How Rafting Brings Out Courage in Inner City Outings
Nearly every Inner City Outings leader and kid can tell you when they first heard about the Sierra Club program that connects city youth with nature. For Rodrigo Mendez of San Francisco, ICO reached him through Mission Graduates, which helps kindergarten through high school students with their education.
"They came to our school. It seemed pretty cool when I saw the pictures of people rafting, so I decided to sign up for the trip," he says.
Many kids have no idea what to expect on an ICO trip. That’s because ICO reaches youth who rarely see the outdoors outside an urban setting, or even know that such beautiful, natural places exist. ICO serves 14,000 kids a year and carries out more than 800 outings across the country.
Rodrigo, like many ICO kids, signed up because "many of my close friends decided to sign up." But like many ICO kids, it was the experience that opened his eyes to what was out there beyond the city limits.
"I can't really describe my first experience, but I will say that it was the best day of my life," he says. "One, because I was interacting with nature again. Two, there was a lot of adrenaline involved. I love extreme sports so that made it even better. It was like being at a fair full of games. At that time I was 17 and I went to the south fork of the American River. So awesome."
Now Rodrigo is an ICO volunteer and apprentice guide.
"I told myself that I wanted to be part of it, and the good news was that ICO trained people for free," he says. "All I had to do was apply."
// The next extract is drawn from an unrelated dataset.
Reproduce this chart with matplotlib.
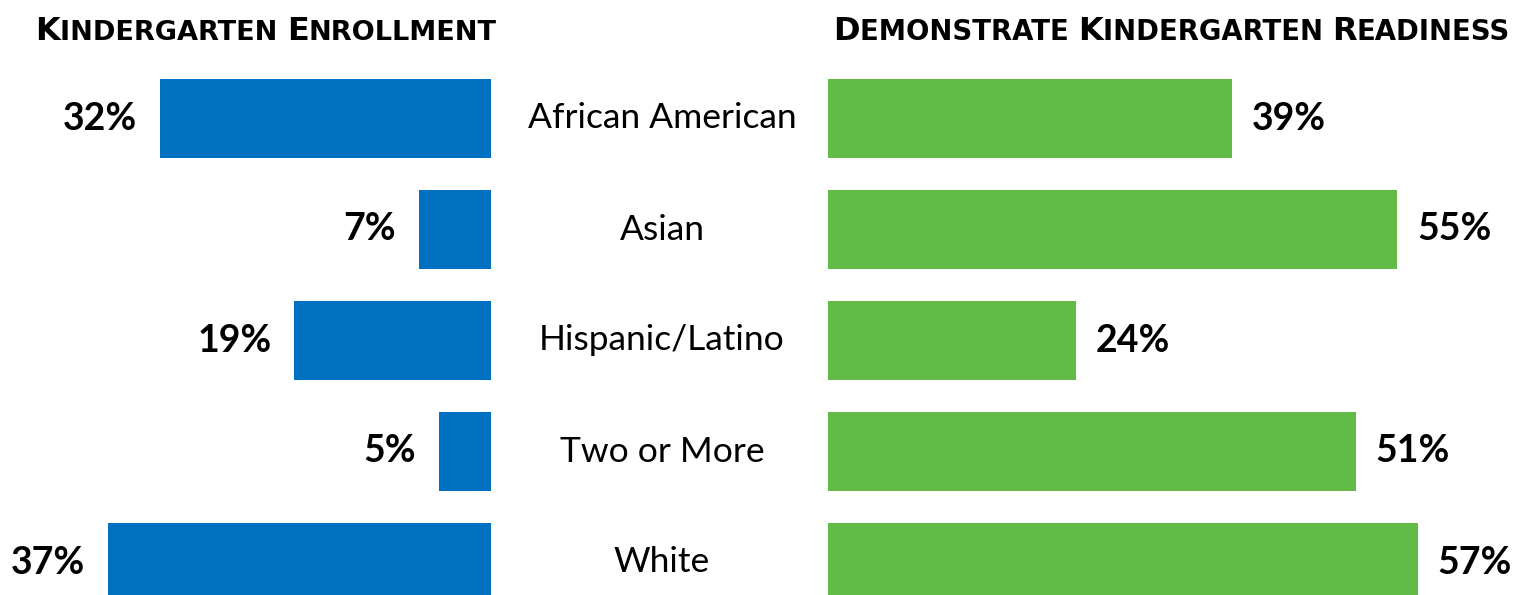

"Nature can do many things to people and I do believe it can stop a youth from heading in the wrong direction," he says. "Before ICO, I was engaged in a group that was organized by Mission Graduates. This group had different types of people and some wanted to cause trouble. Some were gangsters who never liked to be around normal people, but by being in this group, they stopped themselves from being with other gangsters on the street. These people who thought they were just good at doing bad things learned how to be a leader of a group, took responsibility to be there, and helped those they once hated."
Rodrigo is now a high school senior with a 4.0 grade point average. Between classes and studying, Rodrigo can be found at his favorite outdoor spot: the south fork of the American River.
"The river gives you many challenges to beat -- or get beat," he says. "That river was different every time I saw it, so it’s not like you can really memorize it. I remember my first time. Everything was cool and calm, but suddenly our instructor said, 'Close your eyes.' I didn't know what was ahead of us, but I decided to do it and I gave all my trust to him, because I knew he was the expert.
"I was following his commands with my eyes closed. All of a sudden, he yelled, 'Open your eyes!' We were about to crush a huge wave. I was scared but happy at the same time. I paddled even harder as he screamed, ‘Paddle hard, hard, hard!’ I was like, this man knows what he’s doing. I asked if we could do it again and he said yes. It was like being afraid of falling into the water but not caring at all because it was hilarious. That gave me courage to be part of this awesome organization."